# **[Project] DNA Sequence Prediction for Compression**

# Introduction

We will use data from Illumina's [Platinum Genomes](https://emea.illumina.com/platinumgenomes.html) project.

In this project, they performed whole-genome sequencing (WGS) of the 17 member [CEPH pedigree 1463](https://www.coriell.org/0/Sections/Collections/NIGMS/CEPHFamiliesDetail.aspx?PgId=441&fam=1463&coll=GM) (17 human individuals, 3 generations) on Illumina HiSeq systems to provide a set of high-accuracy human WGS data.

> See the [Platinum Genomes manuscript](http://dx.doi.org/10.1101/gr.210500.116) for a full description of the project.

In particular, Illumina has sequenced the individuals NA12877 and NA12878 to 200x depth on a HiSeq 2000 system.
These data are available via the European Nucleotide Archive (ENA) under accession code [PRJEB3246](https://www.ebi.ac.uk/ena/browser/view/PRJEB3246).

> The PRJEB3246 data is also part of the the [MPEG-G Genomic Information Database](https://mpeg.chiariglione.org/standards/mpeg-g/genomic-information-representation/mpeg-g-genomic-information-database-4) (ID 01).

We will only use a subset of the PRJEB3246 data.
We extracted the first 10,000,000 records (i.e., the first 40,000,000 lines) from two FASTQ files (`ERR174310_1.fastq` and `ERR174310_2.fastq`) generated from NA12877.

# Data access

The download from the TNT homepage is straightforward:

In [None]:
! wget http://www.tnt.uni-hannover.de/edu/vorlesungen/AMLG/data/project-dna-sequence-prediction.tar.gz
! tar -xzvf project-dna-sequence-prediction.tar.gz
! mv -v project-dna-sequence-prediction/ data/
! rm -v project-dna-sequence-prediction.tar.gz

In the `data/` folder you will now find two files: `reads_1.fastq.gz` and `reads_2.fastq.gz`.
First, you need to decompress the files:

In [None]:
! gunzip data/reads_1.fastq.gz
! gunzip data/reads_2.fastq.gz

Next, you can verify they contain the correct number of FASTQ records:

In [None]:
! wc -l data/reads_1.fastq
! wc -l data/reads_2.fastq

The [FASTQ format](https://en.wikipedia.org/wiki/FASTQ_format) is the de-facto standard for storing both a biological sequence (usually nucleotide sequence) and its corresponding quality scores.
Both the sequence letter and quality score are each encoded with a single ASCII character.

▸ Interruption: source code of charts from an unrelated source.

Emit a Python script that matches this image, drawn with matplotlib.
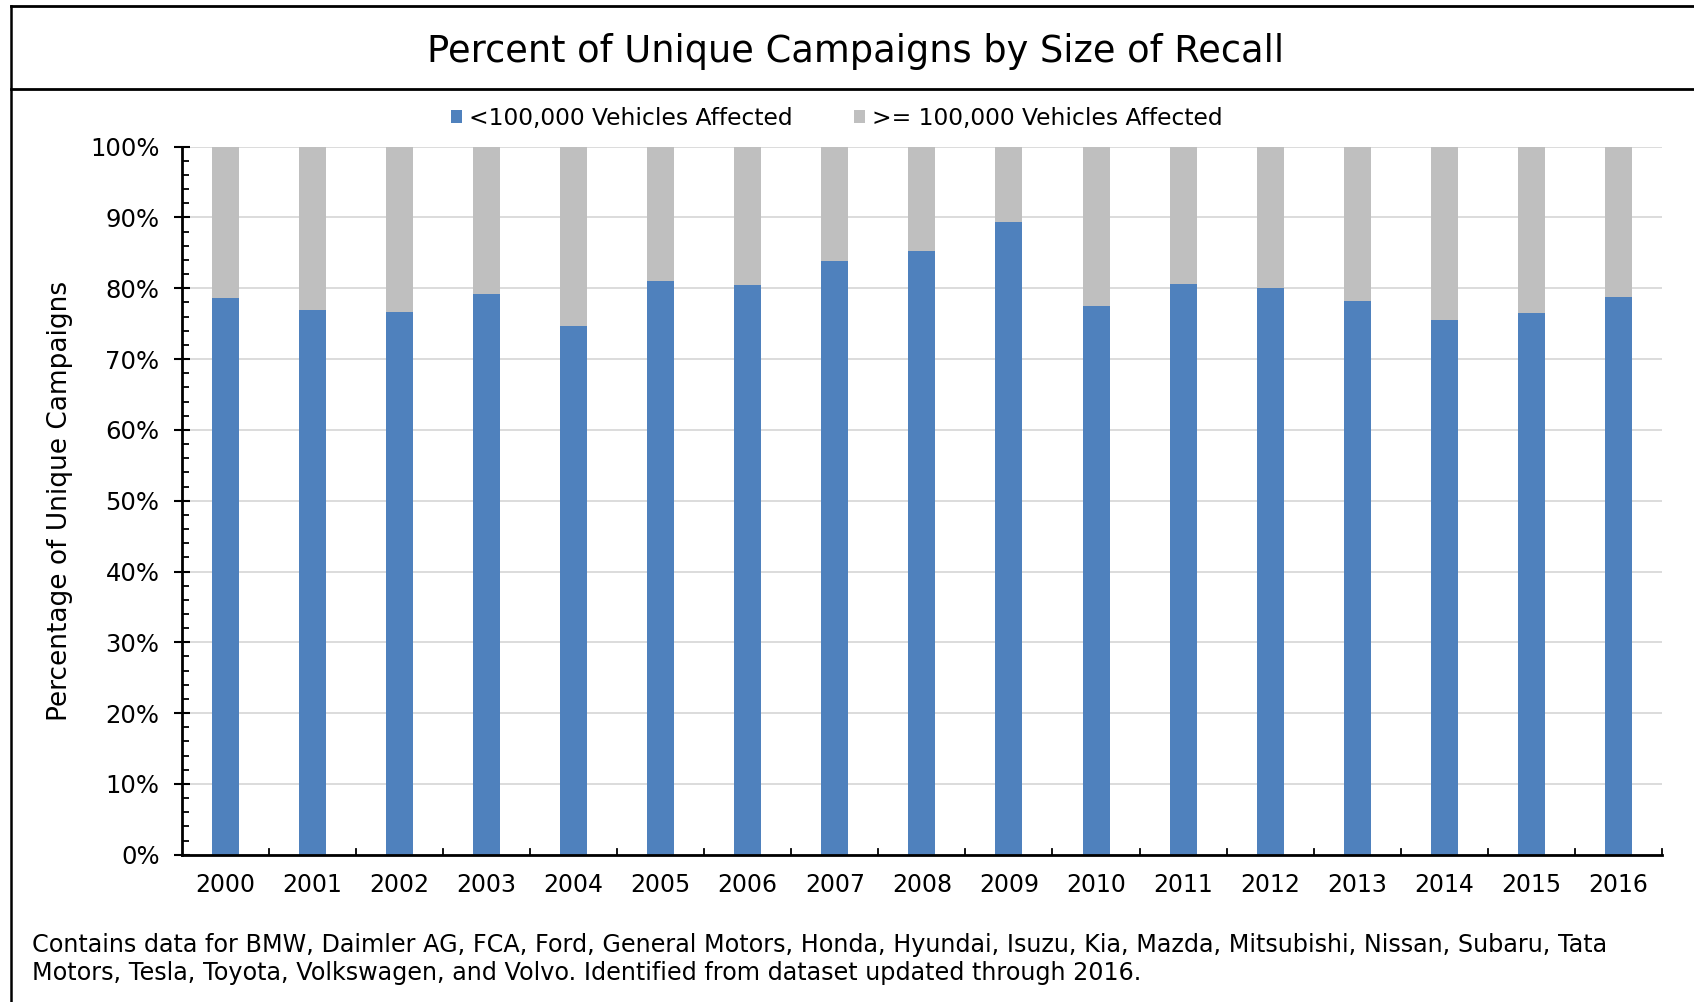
import matplotlib
matplotlib.use('Agg')
import matplotlib.pyplot as plt
from matplotlib.lines import Line2D
from matplotlib.patches import Patch
from matplotlib.ticker import MultipleLocator, PercentFormatter

plt.rcParams['font.family'] = ['DejaVu Sans']

# 캠페인 비율 데이터
years = ['2000', '2001', '2002', '2003', '2004', '2005', '2006', '2007', '2008',
         '2009', '2010', '2011', '2012', '2013', '2014', '2015', '2016']
small_pct = [78.6, 77.0, 76.6, 79.2, 74.7, 81.0, 80.5, 83.9, 85.2,
             89.4, 77.5, 80.6, 80.0, 78.2, 75.5, 76.5, 78.8]
large_pct = [100 - v for v in small_pct]

blue = '#4F81BD'
gray = '#BFBFBF'

fig = plt.figure(figsize=(16.94, 10.02), dpi=100)
ax = fig.add_axes([0.1073, 0.147, 0.8738, 0.7066])

x = range(len(years))
ax.bar(x, small_pct, width=0.31, color=blue, zorder=3)
ax.bar(x, large_pct, width=0.31, bottom=small_pct, color=gray, zorder=3)

ax.set_xlim(-0.5, len(years) - 0.5)
ax.set_ylim(0, 100)
ax.yaxis.set_major_locator(MultipleLocator(10))
ax.yaxis.set_minor_locator(MultipleLocator(2))
ax.yaxis.set_major_formatter(PercentFormatter(decimals=0))
ax.grid(axis='y', color='#D9D9D9', linewidth=1.3, zorder=0)

ax.set_xticks(list(x))
ax.set_xticklabels(years, fontsize=17)
ax.tick_params(axis='x', length=0, pad=13)
# 카테고리 경계 눈금
for b in [i + 0.5 for i in range(len(years))]:
    ax.plot([b, b], [0, 0.8], color='black', linewidth=1.3, clip_on=False, zorder=4)

ax.tick_params(axis='y', which='major', direction='inout', length=12, width=1.5,
               labelsize=17.5, pad=10)
ax.tick_params(axis='y', which='minor', direction='in', length=5, width=1.3)

for s in ['top', 'right']:
    ax.spines[s].set_visible(False)
ax.spines['left'].set_linewidth(2)
ax.spines['bottom'].set_linewidth(2)
ax.spines['left'].set_zorder(5)
ax.spines['bottom'].set_zorder(5)

ax.set_ylabel('Percentage of Unique Campaigns', fontsize=19, labelpad=12)

fig.text(0.505, 0.949, 'Percent of Unique Campaigns by Size of Recall',
         fontsize=26.5, ha='center', va='center')

handles = [Patch(facecolor=blue, edgecolor='none', label='<100,000 Vehicles Affected'),
           Patch(facecolor=gray, edgecolor='none', label='>= 100,000 Vehicles Affected')]
fig.legend(handles=handles, loc='center', bbox_to_anchor=(0.494, 0.882), ncol=2,
           frameon=False, fontsize=16.8, handlelength=0.5, handleheight=0.5,
           handletextpad=0.3, columnspacing=2.6)

fig.text(0.019, 0.043,
         'Contains data for BMW, Daimler AG, FCA, Ford, General Motors, Honda, Hyundai, Isuzu, Kia, Mazda, Mitsubishi, Nissan, Subaru, Tata\n'
         'Motors, Tesla, Toyota, Volkswagen, and Volvo. Identified from dataset updated through 2016.',
         fontsize=17.2, ha='left', va='center', linespacing=1.25)

# 바깥 테두리
fig.add_artist(Line2D([11 / 1694, 11 / 1694], [0, 1 - 6 / 1002], color='black', linewidth=1.8))
fig.add_artist(Line2D([11 / 1694, 1], [1 - 6 / 1002, 1 - 6 / 1002], color='black', linewidth=2))
fig.add_artist(Line2D([11 / 1694, 1], [1 - 89 / 1002, 1 - 89 / 1002], color='black', linewidth=2))

fig.savefig('out.png', dpi=100)
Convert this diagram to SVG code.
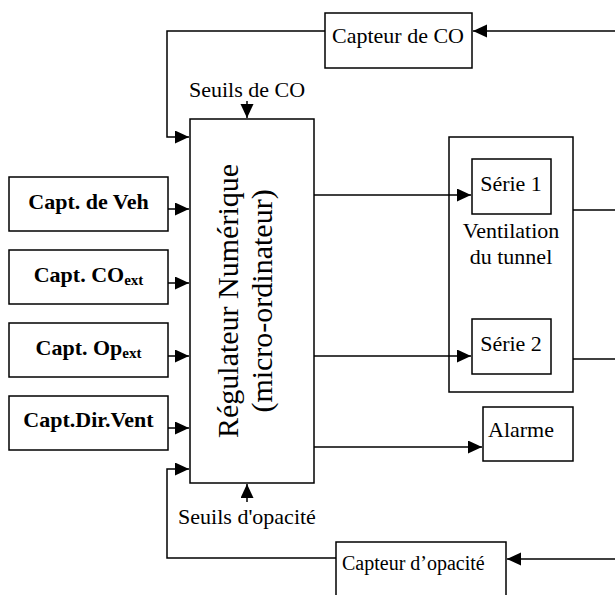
<svg xmlns="http://www.w3.org/2000/svg" width="615" height="595" viewBox="0 0 615 595" font-family="'Liberation Serif', 'Times New Roman', 'DejaVu Serif', serif">
<style>
.box{fill:#fff;stroke:#000;stroke-width:1.5}
.ln{fill:none;stroke:#000;stroke-width:1.5}
.arr{marker-end:url(#ah)}
text{font-family:'Liberation Serif','Times New Roman','DejaVu Serif',serif;fill:#000;font-size:22px}
.b{font-weight:bold}
.mid{text-anchor:middle}
</style>
<defs>
<marker id="ah" markerUnits="userSpaceOnUse" markerWidth="15" markerHeight="14" refX="14" refY="6.5" orient="auto">
<path d="M0,0 L14,6.5 L0,13 z" fill="#000"/>
</marker>
</defs>
<rect width="615" height="595" fill="#fff"/>
<g id="capteur-co">
<rect class="box" x="325" y="13" width="147" height="55"/>
<text class="mid" x="398" y="43">Capteur de CO</text>
</g>
<g id="seuils-co">
<text class="mid" x="247" y="97">Seuils de CO</text>
</g>
<g id="regulateur">
<rect class="box" x="190" y="119" width="124" height="364"/>
<text class="mid" style="font-size:30px" transform="translate(238,301) rotate(-90)">Régulateur Numérique</text>
<text class="mid" style="font-size:30px" transform="translate(272,301) rotate(-90)">(micro-ordinateur)</text>
</g>
<g id="capt-veh">
<rect class="box" x="9" y="177" width="159" height="54"/>
<text class="mid b" x="88.5" y="209">Capt. de Veh</text>
</g>
<g id="capt-co-ext">
<rect class="box" x="9" y="250" width="159" height="54"/>
<text class="mid b" x="88.5" y="282">Capt. CO<tspan style="font-size:15px" dy="3">ext</tspan></text>
</g>
<g id="capt-op-ext">
<rect class="box" x="9" y="323" width="159" height="54"/>
<text class="mid b" x="88.5" y="355">Capt. Op<tspan style="font-size:15px" dy="3">ext</tspan></text>
</g>
<g id="capt-dir-vent">
<rect class="box" x="9" y="396" width="159" height="54"/>
<text class="mid b" x="88.5" y="427">Capt.Dir.Vent</text>
</g>
<g id="ventilation">
<rect class="box" x="449" y="137" width="124" height="255"/>
<text class="mid" x="511" y="238">Ventilation</text>
<text class="mid" x="511" y="264">du tunnel</text>
</g>
<g id="serie1">
<rect class="box" x="472" y="159" width="79" height="55"/>
<text class="mid" x="511" y="191">Série 1</text>
</g>
<g id="serie2">
<rect class="box" x="472" y="319" width="79" height="55"/>
<text class="mid" x="511" y="351">Série 2</text>
</g>
<g id="alarme">
<rect class="box" x="483" y="407" width="90" height="54"/>
<text x="488" y="437">Alarme</text>
</g>
<g id="seuils-opacite">
<text class="mid" x="247" y="524">Seuils d'opacité</text>
</g>
<g id="capteur-opacite">
<rect class="box" x="336" y="542" width="170" height="70"/>
<text x="342" y="570" style="font-size:20px">Capteur d’opacité</text>
</g>
<g id="connectors">
<path class="ln arr" d="M615,31 L473,31"/>
<path class="ln arr" d="M325,31 L167,31 L167,137 L189,137"/>
<path class="ln arr" d="M247,101 L247,118"/>
<path class="ln arr" d="M168,209 L189,209"/>
<path class="ln arr" d="M168,283 L189,283"/>
<path class="ln arr" d="M168,356 L189,356"/>
<path class="ln arr" d="M168,428 L189,428"/>
<path class="ln arr" d="M336,558 L167,558 L167,469 L189,469"/>
<path class="ln arr" d="M247,502 L247,484"/>
<path class="ln arr" d="M314,195 L471,195"/>
<path class="ln arr" d="M314,356 L471,356"/>
<path class="ln arr" d="M314,447 L482,447"/>
<path class="ln" d="M573,210 L615,210"/>
<path class="ln" d="M573,359 L615,359"/>
<path class="ln arr" d="M615,559 L507,559"/>
</g>
</svg>
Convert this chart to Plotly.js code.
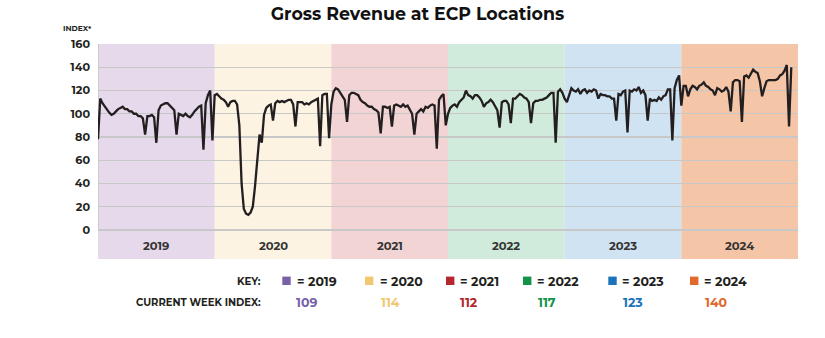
<!DOCTYPE html>
<html><head><meta charset="utf-8">
<script src="https://cdn.plot.ly/plotly-3.0.1.min.js"></script>
<style>html,body{margin:0;padding:0;background:#fff}#chart{width:825px;height:338px}</style>
</head><body><div id="chart"></div>
<script>
// ---- data ----
const years = ['2019','2020','2021','2022','2023','2024'];
const weeksPerYear = 52;
const currentWeekIndex = [109,114,112,117,123,140];
const yTicks = [0,20,40,60,80,100,120,140,160];

const y2019 = [78,113,109,106,103,101,99,100,102,104,105,106,104,104,102,102,100,100,98,98,96,82,98,98,99,97,75,103,107,108,109,109,107,105,103,82,100,99,98,100,98,97,99,102,104,106,107,69,109,116,120,77];
const y2020 = [116,117,115,113,112,110,106,110,111,111,108,90,40,18,14,13,15,20,38,62,82,75,99,105,107,108,94,109,111,110,111,110,111,112,112,108,89,110,110,110,108,109,108,110,111,112,113,72,116,117,117,79];
const y2021 = [108,119,122,121,118,114,112,93,116,118,118,117,116,112,110,109,107,106,106,104,103,101,83,106,106,105,106,89,107,108,107,106,108,106,107,104,100,82,100,102,104,102,106,105,107,108,107,70,112,115,117,90];
const y2022 = [100,105,107,108,106,110,112,114,120,116,115,113,116,116,114,111,106,109,110,112,110,107,103,88,110,111,111,108,92,113,113,115,117,116,114,113,110,92,109,111,111,112,112,113,114,116,118,118,75,119,121,118];
const y2023 = [113,110,116,122,120,119,121,117,120,121,118,120,119,121,120,113,117,116,116,115,115,113,113,94,117,116,119,120,84,120,119,121,120,123,118,120,116,94,113,111,112,111,114,112,115,116,121,121,77,122,129,133];
const y2024 = [107,124,124,115,121,124,123,121,124,125,127,124,123,121,120,116,122,121,119,120,123,119,102,127,129,129,128,93,132,133,131,135,138,136,135,128,115,122,128,129,129,129,129,130,133,134,137,142,89,140];

// ---- styles ----
const bandColors = ['#e5d9eb','#fcf3e3','#f2d4d5','#d0eadb','#d0e3f2','#f4c5a6'];
const keyColors  = ['#7762a8','#f2c771','#b2282e','#14924a','#1b73b9','#e0692b'];
const FONT = 'Montserrat, "Open Sans", sans-serif';
const ink = '#231f20';

const series = [y2019,y2020,y2021,y2022,y2023,y2024];
const yAll = [].concat(...series);
const xAll = yAll.map((_, i) => i);

// pixel helpers for plot-area layout
const L = 98, R = 798, T = 44, B = 259;
const px = x => (x - L) / (R - L);
const py = y => (B - y) / (B - T);

const shapes = [];
const annotations = [];
years.forEach((yr, i) => {
  shapes.push({type:'rect', xref:'x', yref:'y', x0:i*weeksPerYear, x1:(i+1)*weeksPerYear,
    y0:-25, y1:160, fillcolor:bandColors[i], line:{width:0}, layer:'below'});
  annotations.push({xref:'x', yref:'y', x:i*weeksPerYear + weeksPerYear/2, y:-13.5, text:'<b>'+yr+'</b>',
    showarrow:false, font:{family:FONT, size:11.5, color:'#333'}});
});
shapes.push({type:'line', xref:'x', yref:'y', x0:0, x1:0, y0:0, y1:160, line:{color:'#c4c4c4', width:1.5}, layer:'below'});

// key
const sqX = [282.3, 365, 446, 523, 608.3, 690];
const txtX = [295, 377.5, 458, 535, 620, 702];
const numX = [306, 390, 469, 547, 633, 716];
years.forEach((yr, i) => {
  shapes.push({type:'rect', xref:'paper', yref:'paper', x0:px(sqX[i]), x1:px(sqX[i]+8.4),
    y0:py(285), y1:py(276.6), fillcolor:keyColors[i], line:{width:0}});
  annotations.push({xref:'paper', yref:'paper', x:px(txtX[i]), y:py(281), xanchor:'left', yanchor:'middle',
    text:'<b>= '+yr+'</b>', showarrow:false, font:{family:FONT, size:12.5, color:ink}});
  annotations.push({xref:'paper', yref:'paper', x:px(numX[i]), y:py(302), xanchor:'center', yanchor:'middle',
    text:'<b>'+currentWeekIndex[i]+'</b>', showarrow:false, font:{family:FONT, size:12.5, color:keyColors[i]}});
});
annotations.push({xref:'paper', yref:'paper', x:px(263), y:py(281), xanchor:'right', yanchor:'middle',
  text:'<b>KEY:</b>', showarrow:false, font:{family:FONT, size:10.2, color:ink}});
annotations.push({xref:'paper', yref:'paper', x:px(263), y:py(302), xanchor:'right', yanchor:'middle',
  text:'<b>CURRENT WEEK INDEX:</b>', showarrow:false, font:{family:FONT, size:10, color:ink}});
annotations.push({xref:'paper', yref:'paper', x:px(61), y:py(28), xanchor:'left', yanchor:'middle',
  text:'<b>INDEX*</b>', showarrow:false, font:{family:FONT, size:7.5, color:ink}});

const trace = {x:xAll, y:yAll, type:'scatter', mode:'lines', line:{color:ink, width:2.3}, hoverinfo:'skip'};

const layout = {
  width:825, height:338,
  margin:{l:L, r:825-R, t:T, b:338-B, pad:0},
  paper_bgcolor:'#fff', plot_bgcolor:'rgba(0,0,0,0)',
  showlegend:false,
  title:{text:'<b>Gross Revenue at ECP Locations</b>', x:0.506, xref:'container', xanchor:'center',
    y:1-14/338, yref:'container', yanchor:'middle', font:{family:FONT, size:17.4, color:'#111'}},
  xaxis:{range:[0, years.length*weeksPerYear], visible:false, fixedrange:true},
  yaxis:{range:[-25,160], tickvals:yTicks, ticktext:yTicks.map(String), showgrid:true, gridcolor:'#c8c8c8', gridwidth:1.3,
    zeroline:false, showline:false, ticks:'', ticklabelstandoff:7,
    tickfont:{family:FONT, size:11.2, color:ink, weight:700}, fixedrange:true},
  shapes, annotations
};
Plotly.newPlot('chart', [trace], layout, {displayModeBar:false, staticPlot:true});
</script>
</body></html>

Each sequence, i.e., read, is represented by a single FASTQ record, which consists of four lines:
- The first line contains the **read identifier**. It starts with `@`. Typically, sequencing machine vendors generate read identifiers in a proprietary systematic way.
- The second line contains the **sequence**, where each symbol is represented with a single ASCII character.
- The third line starts with `+` and contains an optional **description**. Usually this line is left empty; it then only contains `+` as separator between the sequence and the quality scores.
- The fourth line contains the **quality scores**. A quality score is a value indicating the confidence in a base call.

The following function can be used to parse a FASTQ file:

In [1]:
from typing import Dict, List


def parse_fastq_file(file_path: str, n_records: int = None) -> List[Dict[str, str]]:
    """Parse a FASTQ file.

    Parameters
    ----------
    file_path : str
        The path to the FASTQ file.
    n_records : int
        The number of FASTQ records to parse. The default value is 'None'; in
        this case, the entire FASTQ file will be parsed.

    Returns
    -------
    records : list[dict[str, str]]
        A list of dictionaries, where each dictionary contains one FASTQ
        record.

    """

    with open(file=file_path, mode="r") as file:
        records = []
        lines = []
        for line in file:
            lines.append(line.rstrip())
            if (len(lines)) == 4:
                if n_records == None or len(records) < n_records:
                    records.append(dict(zip(["id", "seq", "desc", "qual"], lines)))
                    lines = []
                else:
                    break

        return records

Try it out:

In [None]:
records = parse_fastq_file(file_path="data/reads_1.fastq", n_records=20)

for i, record in enumerate(records):
    print(f"Record {i:2}: {record}")